Why iGaming RFPs differ from generic software procurement
Generic software RFP templates focus on features, pricing, and references. iGaming platform RFPs need additional depth on regulatory posture across jurisdictions, wallet service architecture, game aggregator integration, responsible gambling tooling, and KYC/AML orchestration — none of which generic templates address adequately.
An iGaming RFP that asks "what is your platform's uptime SLA?" gets the same answer from every vendor. An iGaming RFP that asks "how does your platform handle GamStop self-exclusion propagation across multi-jurisdiction player accounts within the 24-hour regulatory deadline?" reveals which vendors have genuine UK regulatory engineering versus which have certifications but operational gaps.

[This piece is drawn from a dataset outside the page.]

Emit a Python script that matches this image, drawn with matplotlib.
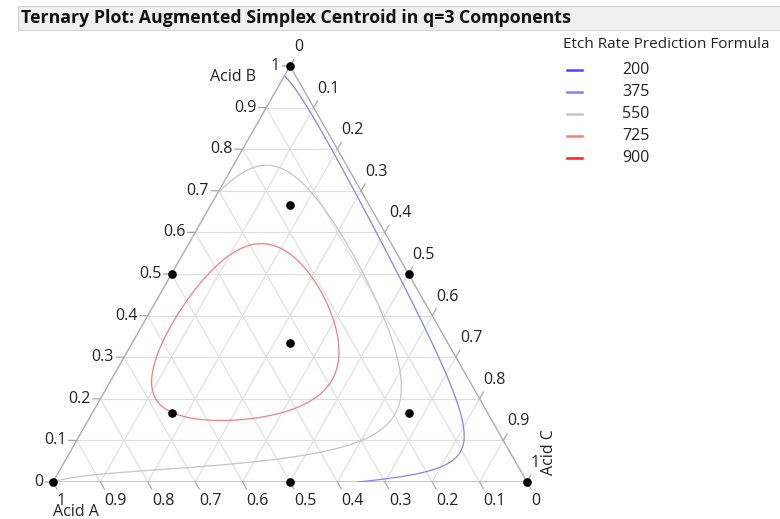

This guide is the iGaming-specific RFP structure. The wider context on where the RFP sits in the selection process is covered in our how to choose a casino software provider guide.
Section 1: Introduction
The introduction sets context for the vendor: who the operator is, what the RFP covers, what success looks like. Vendors use the introduction to calibrate the depth and tone of their response.
Contents:
- Brief operator background (jurisdiction, scale, brand positioning, ownership)
- RFP purpose: new platform build, replacement of existing platform, expansion, or modernisation
- Timeline expectations (RFP response deadline, shortlisting, contract target)
- Confidentiality requirements and how the RFP can be used by the vendor
- Single point of contact for questions during the response period
Generic templates often skip this section or treat it as legal boilerplate. Done well, it signals to vendors that the operator runs serious processes and filters out vendors not equipped to respond fully.
Section 2: Business requirements
Business requirements describe what the operator is trying to achieve commercially. Vendors with good response practices use this section to tailor their pitch to operator priorities.
Contents:
- Target jurisdictions (live and planned over the next 3 years)
- Product verticals (casino, sportsbook, poker, bingo, live casino) and priority order
- Brand strategy (single brand, multi-brand, white-label-for-affiliates)
- Projected GGY trajectory over 3-5 years
- Player segments and acquisition strategy
- Differentiation priorities (product experience, brand, commercial, regulatory)
- Time-to-market constraints and launch dependencies
The clearer this section, the more targeted the vendor responses. Vague business requirements produce generic responses that all sound similar.
Section 3: Technical requirements
Technical requirements specify the platform capabilities the operator needs. This is where iGaming-specific depth matters.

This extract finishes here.